▶ **Written request**
Begin with the first line below and retype each line exactly through the line containing "show_cause_month = 36". Any pictures are to be left out.

▶ **Collected material**
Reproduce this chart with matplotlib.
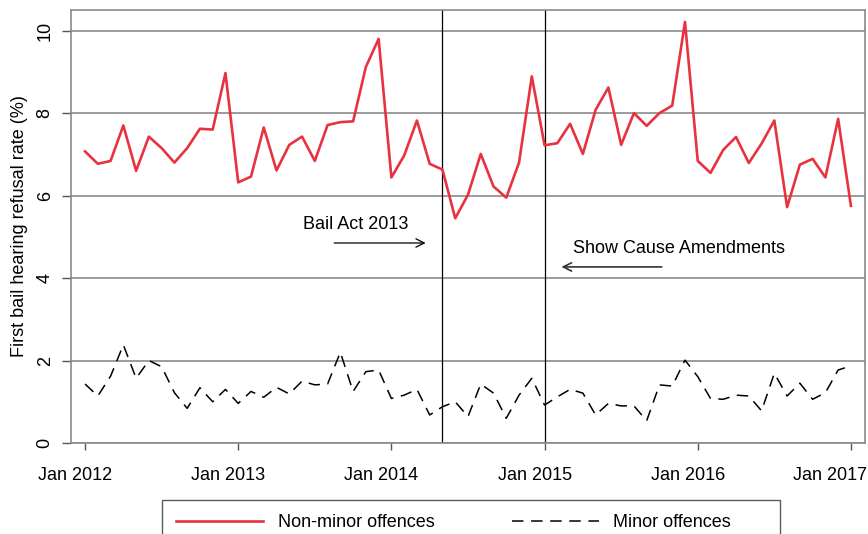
import numpy as np
import matplotlib
matplotlib.use('Agg')
import matplotlib.pyplot as plt
from matplotlib.transforms import ScaledTranslation

# Monthly refusal rates, Jan 2012 - Jan 2017
non_minor = [7.07, 6.77, 6.84, 7.70, 6.60, 7.43, 7.15, 6.80, 7.15, 7.62, 7.60, 8.97,
             6.32, 6.46, 7.65, 6.61, 7.23, 7.43, 6.84, 7.71, 7.78, 7.80, 9.12, 9.80,
             6.44, 6.97, 7.82, 6.77, 6.63, 5.45, 6.02, 7.01, 6.22, 5.95, 6.80, 8.89,
             7.22, 7.27, 7.74, 7.01, 8.08, 8.62, 7.23, 8.00, 7.69, 8.00, 8.18, 10.21,
             6.84, 6.55, 7.11, 7.42, 6.79, 7.26, 7.82, 5.72, 6.75, 6.89, 6.44, 7.86,
             5.75]
minor = [1.43, 1.14, 1.62, 2.38, 1.57, 2.00, 1.85, 1.22, 0.84, 1.34, 1.00, 1.30,
         0.96, 1.25, 1.11, 1.35, 1.19, 1.50, 1.41, 1.43, 2.20, 1.25, 1.73, 1.77,
         1.08, 1.16, 1.30, 0.68, 0.88, 1.00, 0.64, 1.43, 1.21, 0.60, 1.16, 1.57,
         0.92, 1.12, 1.30, 1.21, 0.68, 0.96, 0.90, 0.90, 0.54, 1.41, 1.38, 2.01,
         1.61, 1.08, 1.06, 1.16, 1.14, 0.78, 1.69, 1.14, 1.45, 1.06, 1.22, 1.77,
         1.87]
months = np.arange(len(non_minor))
year_labels = ['Jan 2012', 'Jan 2013', 'Jan 2014', 'Jan 2015', 'Jan 2016', 'Jan 2017']
year_ticks = [0, 12, 24, 36, 48, 60]
bail_act_month = 28       # May 2014
show_cause_month = 36     # Jan 2015

plt.rcParams['font.family'] = ['Liberation Sans', 'DejaVu Sans']

fig = plt.figure(figsize=(8.68, 5.34), dpi=100)
ax = fig.add_axes([0.0818, 0.1704, 0.9147, 0.8109])

grey = '#8a8a8a'
for y in range(0, 11, 2):
    ax.axhline(y, color=grey, lw=1.2, zorder=1)

ax.axvline(bail_act_month, color='black', lw=0.9, zorder=2)
ax.axvline(show_cause_month, color='black', lw=0.9, zorder=2)

ax.plot(months, non_minor, color='#e8323f', lw=1.9, label='Non-minor offences', zorder=3)
dashed, = ax.plot(months, minor, color='black', lw=1.1, label='Minor offences' + ' ' * 7, zorder=3)
dashed.set_dashes((7.5, 5))

ax.annotate('', xy=(26.9, 4.85), xytext=(19.3, 4.85),
            arrowprops=dict(arrowstyle='->', color='black', lw=0.9, mutation_scale=15))
ax.text(21.2, 5.29, 'Bail Act 2013', fontsize=13, ha='center', va='center')
ax.annotate('', xy=(37.1, 4.27), xytext=(45.4, 4.27),
            arrowprops=dict(arrowstyle='->', color='#333333', lw=1.2, mutation_scale=15))
ax.text(46.5, 4.71, 'Show Cause Amendments', fontsize=13, ha='center', va='center')

ax.set_xlim(-1.1, 61.1)
ax.set_ylim(0, 10.5)
ax.set_xticks(year_ticks)
ax.set_xticklabels(year_labels, fontsize=13)
ax.set_yticks(range(0, 11, 2))
ax.set_yticklabels([str(v) for v in range(0, 11, 2)], fontsize=13, rotation=90, va='center')
ax.tick_params(axis='x', length=5, width=1, color='#555555', pad=12)
ax.tick_params(axis='y', length=6.5, width=1, color='#555555', pad=6)
ax.set_ylabel('First bail hearing refusal rate (%)', fontsize=13, labelpad=6)

# x labels sit a little left of their ticks, the last one more so
labels = ax.get_xticklabels()
for i, lab in enumerate(labels):
    dx = -0.21 if i == len(labels) - 1 else -0.10
    lab.set_transform(lab.get_transform() + ScaledTranslation(dx, 0, fig.dpi_scale_trans))

for s in ax.spines.values():
    s.set_color(grey)
    s.set_linewidth(1.2)

leg = fig.legend(loc='upper left', bbox_to_anchor=(162 / 868, 1 - 500 / 534), ncol=2,
                 fontsize=13, frameon=True, fancybox=False, handlelength=4.8,
                 handletextpad=0.8, columnspacing=4.3, borderpad=0.8, borderaxespad=0)
leg.get_frame().set_edgecolor('#333333')
leg.get_frame().set_linewidth(1.0)

fig.savefig('out.png', dpi=100)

▶ **Solution to this task**
Reproduce this chart with matplotlib.
import numpy as np
import matplotlib
matplotlib.use('Agg')
import matplotlib.pyplot as plt
from matplotlib.transforms import ScaledTranslation

# Monthly refusal rates, Jan 2012 - Jan 2017
non_minor = [7.07, 6.77, 6.84, 7.70, 6.60, 7.43, 7.15, 6.80, 7.15, 7.62, 7.60, 8.97,
             6.32, 6.46, 7.65, 6.61, 7.23, 7.43, 6.84, 7.71, 7.78, 7.80, 9.12, 9.80,
             6.44, 6.97, 7.82, 6.77, 6.63, 5.45, 6.02, 7.01, 6.22, 5.95, 6.80, 8.89,
             7.22, 7.27, 7.74, 7.01, 8.08, 8.62, 7.23, 8.00, 7.69, 8.00, 8.18, 10.21,
             6.84, 6.55, 7.11, 7.42, 6.79, 7.26, 7.82, 5.72, 6.75, 6.89, 6.44, 7.86,
             5.75]
minor = [1.43, 1.14, 1.62, 2.38, 1.57, 2.00, 1.85, 1.22, 0.84, 1.34, 1.00, 1.30,
         0.96, 1.25, 1.11, 1.35, 1.19, 1.50, 1.41, 1.43, 2.20, 1.25, 1.73, 1.77,
         1.08, 1.16, 1.30, 0.68, 0.88, 1.00, 0.64, 1.43, 1.21, 0.60, 1.16, 1.57,
         0.92, 1.12, 1.30, 1.21, 0.68, 0.96, 0.90, 0.90, 0.54, 1.41, 1.38, 2.01,
         1.61, 1.08, 1.06, 1.16, 1.14, 0.78, 1.69, 1.14, 1.45, 1.06, 1.22, 1.77,
         1.87]
months = np.arange(len(non_minor))
year_labels = ['Jan 2012', 'Jan 2013', 'Jan 2014', 'Jan 2015', 'Jan 2016', 'Jan 2017']
year_ticks = [0, 12, 24, 36, 48, 60]
bail_act_month = 28       # May 2014
show_cause_month = 36     # Jan 2015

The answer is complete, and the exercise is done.